[What the task requires] Report the total number of lines that include the string "this", without any other text.

[Excerpted data]

• • • • •

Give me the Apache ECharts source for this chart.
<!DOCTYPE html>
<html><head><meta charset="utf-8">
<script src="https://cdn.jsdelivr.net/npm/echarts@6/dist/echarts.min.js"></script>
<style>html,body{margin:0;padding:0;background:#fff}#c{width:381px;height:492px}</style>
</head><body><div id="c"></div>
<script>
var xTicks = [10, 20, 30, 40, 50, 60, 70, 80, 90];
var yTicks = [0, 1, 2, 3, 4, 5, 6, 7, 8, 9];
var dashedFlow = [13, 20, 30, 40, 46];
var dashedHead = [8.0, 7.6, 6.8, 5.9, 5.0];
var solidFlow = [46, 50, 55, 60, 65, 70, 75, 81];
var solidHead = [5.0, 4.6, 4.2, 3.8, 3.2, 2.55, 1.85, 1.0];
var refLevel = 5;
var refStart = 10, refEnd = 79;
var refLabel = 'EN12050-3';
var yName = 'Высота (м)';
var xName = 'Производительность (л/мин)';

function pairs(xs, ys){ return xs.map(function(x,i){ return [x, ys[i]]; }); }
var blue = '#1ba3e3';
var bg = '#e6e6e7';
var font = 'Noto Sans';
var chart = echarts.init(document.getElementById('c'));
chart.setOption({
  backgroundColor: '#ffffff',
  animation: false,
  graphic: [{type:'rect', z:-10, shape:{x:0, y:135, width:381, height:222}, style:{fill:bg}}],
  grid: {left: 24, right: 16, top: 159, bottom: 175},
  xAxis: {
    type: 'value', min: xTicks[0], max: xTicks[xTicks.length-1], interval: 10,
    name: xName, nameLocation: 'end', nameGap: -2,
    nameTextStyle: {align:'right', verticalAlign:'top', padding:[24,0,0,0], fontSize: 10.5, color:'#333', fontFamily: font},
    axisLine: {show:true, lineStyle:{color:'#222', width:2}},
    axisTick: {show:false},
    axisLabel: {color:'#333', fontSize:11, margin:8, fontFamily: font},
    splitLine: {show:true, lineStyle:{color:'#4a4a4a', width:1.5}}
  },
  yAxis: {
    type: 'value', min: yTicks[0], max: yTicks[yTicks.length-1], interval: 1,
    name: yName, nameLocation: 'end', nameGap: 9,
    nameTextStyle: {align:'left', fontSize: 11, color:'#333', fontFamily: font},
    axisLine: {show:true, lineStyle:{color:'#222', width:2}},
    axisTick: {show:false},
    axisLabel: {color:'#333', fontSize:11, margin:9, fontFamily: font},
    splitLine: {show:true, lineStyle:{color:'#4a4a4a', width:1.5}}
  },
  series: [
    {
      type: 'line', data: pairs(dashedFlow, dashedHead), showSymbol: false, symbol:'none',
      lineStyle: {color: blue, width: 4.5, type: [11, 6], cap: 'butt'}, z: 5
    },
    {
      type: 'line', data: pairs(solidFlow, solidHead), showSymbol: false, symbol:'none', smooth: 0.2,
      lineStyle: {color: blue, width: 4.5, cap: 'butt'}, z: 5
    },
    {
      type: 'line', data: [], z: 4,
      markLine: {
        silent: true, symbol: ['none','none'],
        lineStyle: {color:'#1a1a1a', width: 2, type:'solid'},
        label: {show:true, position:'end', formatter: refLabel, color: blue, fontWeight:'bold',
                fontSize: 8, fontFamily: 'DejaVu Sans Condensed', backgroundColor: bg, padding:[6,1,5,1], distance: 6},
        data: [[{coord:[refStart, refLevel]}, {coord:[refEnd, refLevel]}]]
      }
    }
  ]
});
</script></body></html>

• • • • •

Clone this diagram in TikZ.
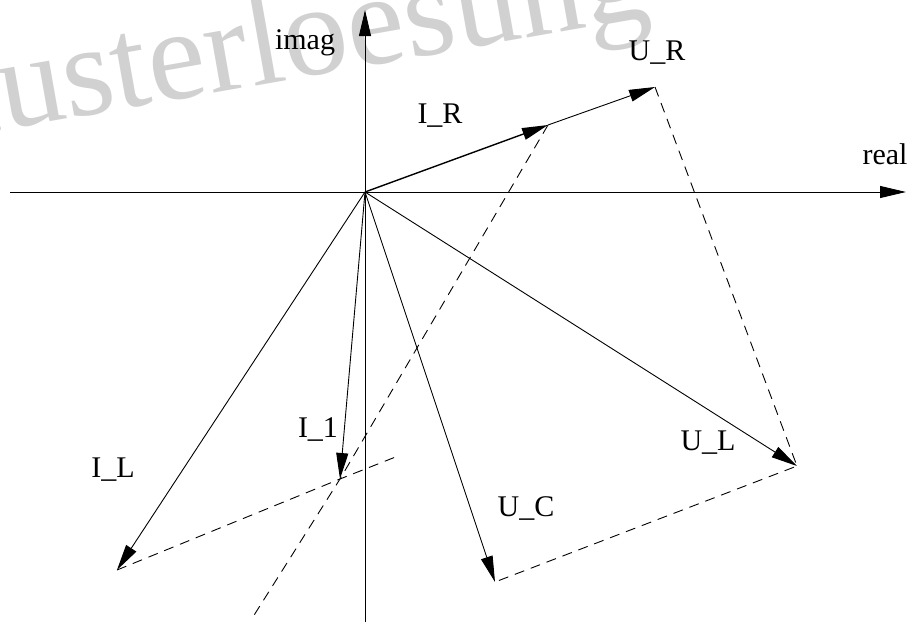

• • • • •

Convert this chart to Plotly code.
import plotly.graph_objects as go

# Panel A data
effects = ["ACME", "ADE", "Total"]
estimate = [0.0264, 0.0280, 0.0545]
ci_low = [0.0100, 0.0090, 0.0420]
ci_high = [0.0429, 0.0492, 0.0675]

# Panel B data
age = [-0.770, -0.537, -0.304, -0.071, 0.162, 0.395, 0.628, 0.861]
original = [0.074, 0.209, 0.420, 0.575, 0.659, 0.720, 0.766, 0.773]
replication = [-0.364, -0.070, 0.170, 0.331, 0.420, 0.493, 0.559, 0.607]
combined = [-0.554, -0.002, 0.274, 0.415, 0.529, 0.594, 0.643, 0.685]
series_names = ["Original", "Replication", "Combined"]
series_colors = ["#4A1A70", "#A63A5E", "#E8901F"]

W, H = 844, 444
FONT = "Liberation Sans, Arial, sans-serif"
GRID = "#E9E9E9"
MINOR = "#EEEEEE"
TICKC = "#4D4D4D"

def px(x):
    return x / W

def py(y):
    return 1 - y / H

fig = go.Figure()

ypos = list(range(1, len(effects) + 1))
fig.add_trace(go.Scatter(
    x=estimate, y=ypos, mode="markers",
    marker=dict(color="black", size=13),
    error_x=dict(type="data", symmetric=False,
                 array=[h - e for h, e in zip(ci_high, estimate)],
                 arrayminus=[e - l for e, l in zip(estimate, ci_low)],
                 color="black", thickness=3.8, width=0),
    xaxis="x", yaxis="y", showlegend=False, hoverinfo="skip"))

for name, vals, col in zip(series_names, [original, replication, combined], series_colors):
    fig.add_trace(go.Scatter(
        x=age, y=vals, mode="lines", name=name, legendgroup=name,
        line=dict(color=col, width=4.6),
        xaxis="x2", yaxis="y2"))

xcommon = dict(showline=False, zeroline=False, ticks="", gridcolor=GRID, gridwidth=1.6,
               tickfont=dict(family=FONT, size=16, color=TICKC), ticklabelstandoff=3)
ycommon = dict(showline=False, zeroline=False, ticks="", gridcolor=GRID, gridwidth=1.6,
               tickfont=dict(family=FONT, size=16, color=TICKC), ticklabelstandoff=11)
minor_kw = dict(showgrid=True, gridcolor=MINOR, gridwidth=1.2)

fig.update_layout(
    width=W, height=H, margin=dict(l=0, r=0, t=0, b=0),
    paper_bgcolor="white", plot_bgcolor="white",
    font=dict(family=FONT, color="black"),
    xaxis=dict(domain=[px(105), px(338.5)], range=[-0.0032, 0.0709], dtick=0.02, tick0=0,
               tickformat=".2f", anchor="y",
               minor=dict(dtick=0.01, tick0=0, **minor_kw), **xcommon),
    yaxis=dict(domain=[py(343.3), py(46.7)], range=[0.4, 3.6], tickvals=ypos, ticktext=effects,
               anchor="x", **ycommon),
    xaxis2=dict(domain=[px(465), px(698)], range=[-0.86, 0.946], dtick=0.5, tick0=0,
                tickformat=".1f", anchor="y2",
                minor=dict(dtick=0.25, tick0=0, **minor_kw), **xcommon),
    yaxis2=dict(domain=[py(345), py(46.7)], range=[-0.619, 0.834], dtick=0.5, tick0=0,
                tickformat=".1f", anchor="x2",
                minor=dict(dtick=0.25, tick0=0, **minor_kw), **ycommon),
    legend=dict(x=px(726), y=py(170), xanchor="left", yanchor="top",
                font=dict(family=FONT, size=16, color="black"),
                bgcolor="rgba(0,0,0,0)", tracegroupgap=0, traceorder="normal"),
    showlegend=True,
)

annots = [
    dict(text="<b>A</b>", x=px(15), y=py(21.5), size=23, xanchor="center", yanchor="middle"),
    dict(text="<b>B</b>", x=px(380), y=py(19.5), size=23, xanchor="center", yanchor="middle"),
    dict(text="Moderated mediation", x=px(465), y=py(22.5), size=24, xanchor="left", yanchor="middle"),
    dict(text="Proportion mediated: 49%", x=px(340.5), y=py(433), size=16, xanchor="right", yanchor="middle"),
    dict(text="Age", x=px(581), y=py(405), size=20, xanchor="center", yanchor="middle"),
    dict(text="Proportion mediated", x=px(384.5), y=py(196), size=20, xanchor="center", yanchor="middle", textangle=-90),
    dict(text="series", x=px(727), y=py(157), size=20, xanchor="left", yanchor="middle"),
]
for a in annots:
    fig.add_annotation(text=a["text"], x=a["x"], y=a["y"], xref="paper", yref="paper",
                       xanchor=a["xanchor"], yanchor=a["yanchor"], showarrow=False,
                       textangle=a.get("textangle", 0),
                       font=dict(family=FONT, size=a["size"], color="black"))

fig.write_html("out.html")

• • • • •

[Correct response] 3